begin DATA SECTION
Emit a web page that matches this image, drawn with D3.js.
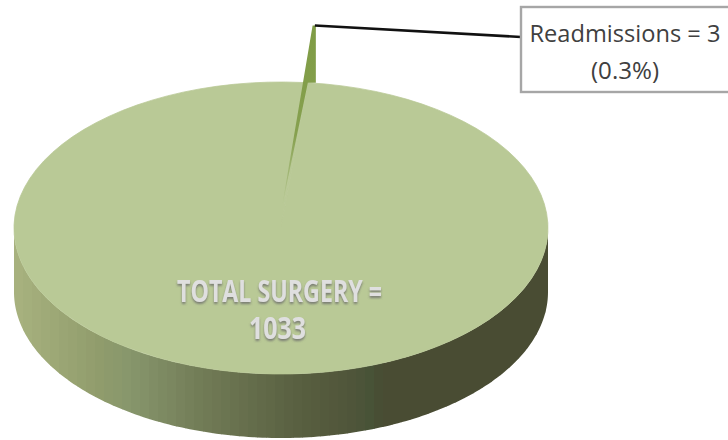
<!DOCTYPE html>
<html><head><meta charset="utf-8">
<script src="https://cdn.jsdelivr.net/npm/d3@7"></script>
<style>html,body{margin:0;background:#fff}svg{display:block;filter:blur(.45px)}
.t{font-family:"Open Sans",sans-serif}</style></head>
<body><div id="c"></div>
<script>
const categories = ["Other surgery", "Readmissions"];
const counts = [1030, 3];
const totalLabel = ["TOTAL SURGERY =", "1033"];
const calloutLabel = ["Readmissions = 3", "(0.3%)"];
const wallColorDomain = [14, 100, 130, 200, 300, 350, 372, 382, 548];
const wallColorRange = ["#a8b27f", "#909c6c", "#87966c", "#727c57", "#585f40", "#50553a", "#475337", "#494c33", "#494c33"];

const W = 728, H = 440;
const cx = 281, cy = 228, rx = 267, ry = 146, depth = 64;
const svg = d3.select("#c").append("svg").attr("width", W).attr("height", H);
const defs = svg.append("defs");

const endA = 0.1007;
const pie = d3.pie().sort(null).startAngle(endA - 2 * Math.PI).endAngle(endA);
const arcs = pie(counts);
const unit = d3.arc().innerRadius(0).outerRadius(rx);
const rimAt = a => [cx + rx * Math.sin(a), cy - ry * Math.cos(a)];

// wall shape: front half of the rim and the same rim pushed down by the depth
const front = d3.range(90, 270.5, 1).map(d => rimAt(d * Math.PI / 180));
const wallPts = front.concat(front.slice().reverse().map(p => [p[0], p[1] + depth]));
defs.append("clipPath").attr("id", "wall").append("path").attr("d", d3.line()(wallPts) + "Z");

const wallColor = d3.scaleLinear().domain(wallColorDomain).range(wallColorRange);
svg.append("g").attr("clip-path", "url(#wall)").selectAll("rect")
  .data(d3.range(cx - rx, cx + rx, 9)).join("rect")
  .attr("x", d => d).attr("y", cy - 2).attr("width", 9.5).attr("height", ry + depth + 6)
  .attr("fill", d => wallColor(d + 4.5));

// pie top
const face = svg.append("g").attr("transform", `translate(${cx},${cy}) scale(1,${ry / rx})`);
face.selectAll("path").data(arcs).join("path").attr("d", unit).attr("fill", "#b9c996").attr("stroke", "#b9c996").attr("stroke-width", 1);

// exploded readmissions slice
const slice = arcs[1];
const lift = 57, apex = [cx + 1, cy - 21];
const L = rimAt(slice.startAngle), R = rimAt(slice.endAngle);
const grad = defs.append("linearGradient").attr("id", "sl").attr("x1", 0).attr("y1", 0).attr("x2", 0).attr("y2", 1);
grad.append("stop").attr("offset", 0).attr("stop-color", "#7f9c45");
grad.append("stop").attr("offset", .6).attr("stop-color", "#86a04f");
grad.append("stop").attr("offset", 1).attr("stop-color", "#b9c996");
const tipX = L[0] + lift * (L[0] - apex[0]) / (apex[1] - L[1]);
const sideX = R[0] + 8;
svg.append("path").attr("fill", "url(#sl)")
  .attr("d", d3.line()([apex, L, [tipX, L[1] - lift], [sideX, L[1] - lift], [sideX, R[1]], R]) + "Z");

// leader and callout
const boxX = 521, boxY = 7, boxH = 85;
svg.append("path").attr("d", d3.line()([[sideX - 1, L[1] - lift], [boxX, 37]])).attr("stroke", "#111").attr("stroke-width", 2.6).attr("fill", "none");
svg.append("rect").attr("x", boxX).attr("y", boxY).attr("width", W).attr("height", boxH)
  .attr("fill", "#fff").attr("stroke", "#a6a6a6").attr("stroke-width", 2.4);
svg.append("text").attr("class", "t").attr("x", 625).attr("y", 42).attr("text-anchor", "middle")
  .attr("font-size", 23.5).attr("fill", "#404040").attr("textLength", 191).attr("lengthAdjust", "spacingAndGlyphs").text(calloutLabel[0]);
svg.append("text").attr("class", "t").attr("x", 625).attr("y", 79).attr("text-anchor", "middle")
  .attr("font-size", 23.5).attr("fill", "#404040").attr("textLength", 68).attr("lengthAdjust", "spacingAndGlyphs").text(calloutLabel[1]);

// centre label
defs.append("filter").attr("id", "sh").attr("x", "-10%").attr("y", "-30%").attr("width", "120%").attr("height", "170%")
  .append("feDropShadow").attr("dx", 0).attr("dy", 2).attr("stdDeviation", 1.2).attr("flood-color", "#6b6b6b").attr("flood-opacity", .8);
svg.append("text").attr("class", "t").attr("x", 279.5).attr("y", 302).attr("text-anchor", "middle")
  .attr("font-size", 30).attr("font-weight", 700).attr("fill", "#dfdfdf").attr("filter", "url(#sh)")
  .attr("textLength", 205).attr("lengthAdjust", "spacingAndGlyphs").text(totalLabel[0]);
svg.append("text").attr("class", "t").attr("x", 277.5).attr("y", 339).attr("text-anchor", "middle")
  .attr("font-size", 30).attr("font-weight", 700).attr("fill", "#dfdfdf").attr("filter", "url(#sh)")
  .attr("textLength", 57).attr("lengthAdjust", "spacingAndGlyphs").text(totalLabel[1]);
</script></body></html>
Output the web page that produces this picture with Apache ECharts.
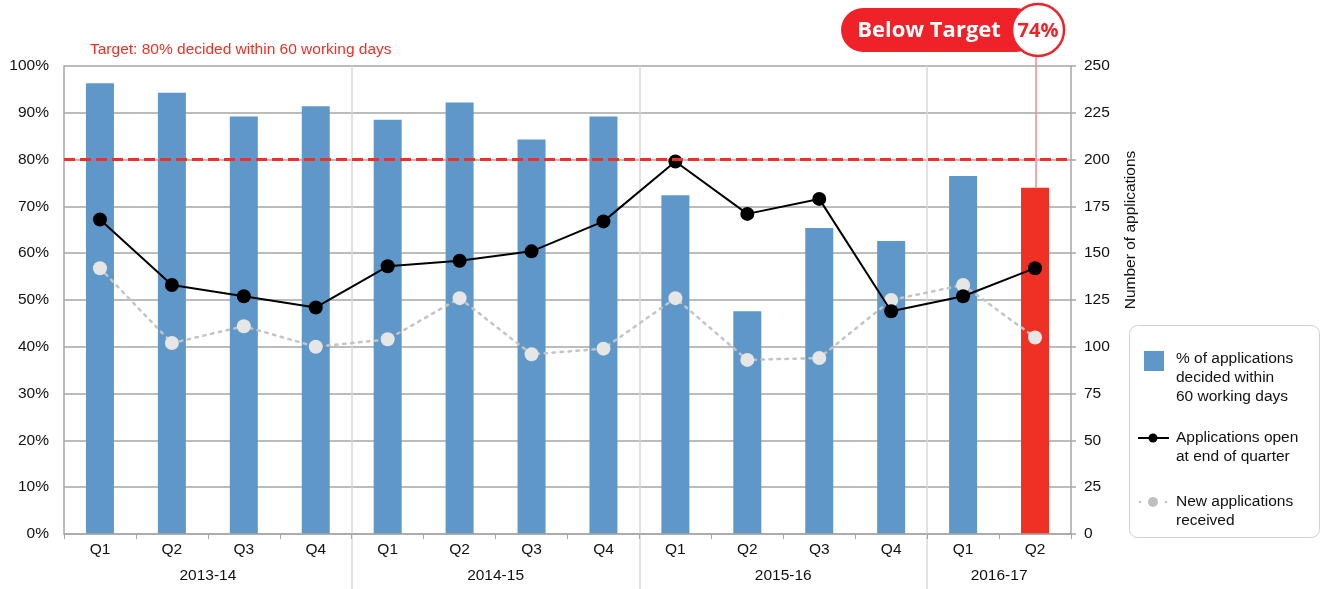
end DATA SECTION
WHAT TO PRODUCE =
Print the listing above in full, exactly as written. Omit any pictures.

RESULT OF THIS TASK =
Emit a web page that matches this image, drawn with D3.js.
<!DOCTYPE html>
<html><head><meta charset="utf-8">
<script src="https://cdn.jsdelivr.net/npm/d3@7"></script>
<style>html,body{margin:0;background:#fff}svg{display:block;filter:blur(.45px)}
.t{font-family:"Open Sans",sans-serif}</style></head>
<body><div id="c"></div>
<script>
const categories = ["Other surgery", "Readmissions"];
const counts = [1030, 3];
const totalLabel = ["TOTAL SURGERY =", "1033"];
const calloutLabel = ["Readmissions = 3", "(0.3%)"];
const wallColorDomain = [14, 100, 130, 200, 300, 350, 372, 382, 548];
const wallColorRange = ["#a8b27f", "#909c6c", "#87966c", "#727c57", "#585f40", "#50553a", "#475337", "#494c33", "#494c33"];

const W = 728, H = 440;
const cx = 281, cy = 228, rx = 267, ry = 146, depth = 64;
const svg = d3.select("#c").append("svg").attr("width", W).attr("height", H);
const defs = svg.append("defs");

const endA = 0.1007;
const pie = d3.pie().sort(null).startAngle(endA - 2 * Math.PI).endAngle(endA);
const arcs = pie(counts);
const unit = d3.arc().innerRadius(0).outerRadius(rx);
const rimAt = a => [cx + rx * Math.sin(a), cy - ry * Math.cos(a)];

// wall shape: front half of the rim and the same rim pushed down by the depth
const front = d3.range(90, 270.5, 1).map(d => rimAt(d * Math.PI / 180));
const wallPts = front.concat(front.slice().reverse().map(p => [p[0], p[1] + depth]));
defs.append("clipPath").attr("id", "wall").append("path").attr("d", d3.line()(wallPts) + "Z");

const wallColor = d3.scaleLinear().domain(wallColorDomain).range(wallColorRange);
svg.append("g").attr("clip-path", "url(#wall)").selectAll("rect")
  .data(d3.range(cx - rx, cx + rx, 9)).join("rect")
  .attr("x", d => d).attr("y", cy - 2).attr("width", 9.5).attr("height", ry + depth + 6)
  .attr("fill", d => wallColor(d + 4.5));

// pie top
const face = svg.append("g").attr("transform", `translate(${cx},${cy}) scale(1,${ry / rx})`);
face.selectAll("path").data(arcs).join("path").attr("d", unit).attr("fill", "#b9c996").attr("stroke", "#b9c996").attr("stroke-width", 1);

// exploded readmissions slice
const slice = arcs[1];
const lift = 57, apex = [cx + 1, cy - 21];
const L = rimAt(slice.startAngle), R = rimAt(slice.endAngle);
const grad = defs.append("linearGradient").attr("id", "sl").attr("x1", 0).attr("y1", 0).attr("x2", 0).attr("y2", 1);
grad.append("stop").attr("offset", 0).attr("stop-color", "#7f9c45");
grad.append("stop").attr("offset", .6).attr("stop-color", "#86a04f");
grad.append("stop").attr("offset", 1).attr("stop-color", "#b9c996");
const tipX = L[0] + lift * (L[0] - apex[0]) / (apex[1] - L[1]);
const sideX = R[0] + 8;
svg.append("path").attr("fill", "url(#sl)")
  .attr("d", d3.line()([apex, L, [tipX, L[1] - lift], [sideX, L[1] - lift], [sideX, R[1]], R]) + "Z");

// leader and callout
const boxX = 521, boxY = 7, boxH = 85;
svg.append("path").attr("d", d3.line()([[sideX - 1, L[1] - lift], [boxX, 37]])).attr("stroke", "#111").attr("stroke-width", 2.6).attr("fill", "none");
svg.append("rect").attr("x", boxX).attr("y", boxY).attr("width", W).attr("height", boxH)
  .attr("fill", "#fff").attr("stroke", "#a6a6a6").attr("stroke-width", 2.4);
svg.append("text").attr("class", "t").attr("x", 625).attr("y", 42).attr("text-anchor", "middle")
  .attr("font-size", 23.5).attr("fill", "#404040").attr("textLength", 191).attr("lengthAdjust", "spacingAndGlyphs").text(calloutLabel[0]);
svg.append("text").attr("class", "t").attr("x", 625).attr("y", 79).attr("text-anchor", "middle")
  .attr("font-size", 23.5).attr("fill", "#404040").attr("textLength", 68).attr("lengthAdjust", "spacingAndGlyphs").text(calloutLabel[1]);

// centre label
defs.append("filter").attr("id", "sh").attr("x", "-10%").attr("y", "-30%").attr("width", "120%").attr("height", "170%")
  .append("feDropShadow").attr("dx", 0).attr("dy", 2).attr("stdDeviation", 1.2).attr("flood-color", "#6b6b6b").attr("flood-opacity", .8);
svg.append("text").attr("class", "t").attr("x", 279.5).attr("y", 302).attr("text-anchor", "middle")
  .attr("font-size", 30).attr("font-weight", 700).attr("fill", "#dfdfdf").attr("filter", "url(#sh)")
  .attr("textLength", 205).attr("lengthAdjust", "spacingAndGlyphs").text(totalLabel[0]);
svg.append("text").attr("class", "t").attr("x", 277.5).attr("y", 339).attr("text-anchor", "middle")
  .attr("font-size", 30).attr("font-weight", 700).attr("fill", "#dfdfdf").attr("filter", "url(#sh)")
  .attr("textLength", 57).attr("lengthAdjust", "spacingAndGlyphs").text(totalLabel[1]);
</script></body></html>
Output the web page that produces this picture with Apache ECharts.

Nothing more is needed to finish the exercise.